Researchers at Rockefeller University conducted a series of experiments in mice and discovered a small RNA molecule that helps exposed skin cells protect the body from bacteria, dehydration and even cancer by forming a tough cellular protective barrier.
30,000 of our outermost skin cells die per minute and that is when new cells travel from the inner layer of the skin to its surface to form this protective barrier.
The findings of this study, led by Rui Yi, a postdoc who works with Elaine Fuchs, head of the Laboratory of Mammalian Cell Biology and Development, not only provide a new insight into the evolution of skin, but also propose how healthy cells can turn cancerous.
Yi said that hundreds of these tiny RNA molecules, called microRNAs, are expressed in skin, "but there was something curious about one in particular, microRNA-203. As an embryo develops, the expression of microRNA-203 jumps very quickly over just two days. From being barely detectable at day 13, this microRNA becomes the most abundant expressed in skin."
MicroRNAs regulate genes outside of the cell's nucleus and were discovered in mammals in 2001.
Yi along with Fuchs, who is also a Howard Hughes Medical Institute investigator and Rebecca C. Lancefield Professor at Rockefeller, discovered that mouse skin is mainly consists of undifferentiated stem cells on the 13th day of development. After 2 days, these stem cells were observed to leave the inner layer of the skin to start differentiating into cells of the outermost, protective layer. This was the time when MicroRNA-203's expression shot up indicating its crucial role in the barrier's development.
The researchers discovered that this microRNA was located only in very specific types of skin, called the stratified epithelial tissues, and that too in this skin type's outer layers. Besides, this expression pattern is quite similar to vertebrates like humans, zebrafish, chickens etc.
"If it has been expressed in this very specific tissue for a long time and across several species, it means that it probably plays an important role there," said Yi.
In the 1st set of experiments Yi used a genetic technique for early expression of microRNA in the inner layer of the skin, where stem cells propagate at a high speed. Later, in 2nd set of experiments, he used an antagomir, a molecule that binds directly to microRNA-203 and ceases its ability to carry out its function, to block microRNA-203 from functioning in the outer layer.
While in the first set, he discovered that the propagation of stem cells was considerably less than the time when microRNA-203 wasn't expressed, thereby leading to the formation of very thin skin in mice. The researchers observed that the stem cells were not able to proliferate. This was not because microRNA-203 destroyed them but because it curbed the activity of a molecule known as p63 that is responsible for keeping cells, primarily stem cells, proliferating.
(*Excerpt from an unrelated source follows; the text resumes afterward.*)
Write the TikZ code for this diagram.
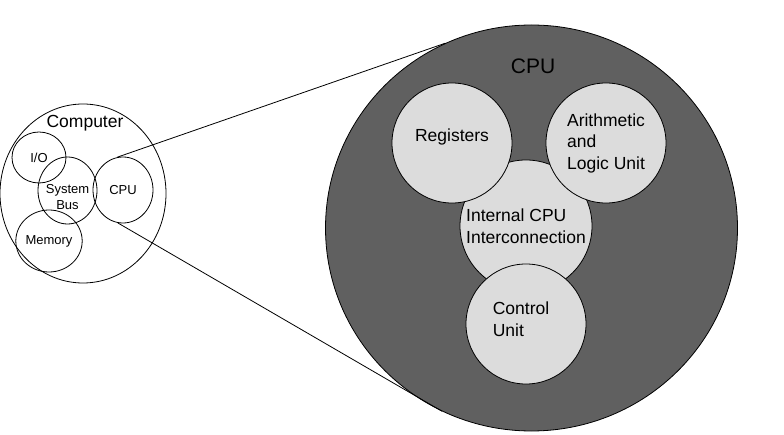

On the other hand, Yi discovered that in the 2nd set of experiments, the outer layer cells significantly proliferated, much more than they did during microRNA-203's expression. This was due to the absence of microRNA-203 to shut down p63's functions.
"We found that microRNA-203 acts to stop the translation of the p63 protein. The result is a swift transition from proliferating stem cells within the innermost layer of the epidermis and terminally differentiating cells as they exit this layer and move outward to the skin surface," Nature quoted Fuchs, as saying.
The results of this study may have important implications in cancer, as p63 is excessively found in cancer cells.
"As a next step, we are going to examine whether low expression of microRNA-203 is associated with squamous cell carcinomas and whether by putting back microRNA-203 we can inhibit the growth of these cancer cells," said Fuchs.
The study is recently published in Nature.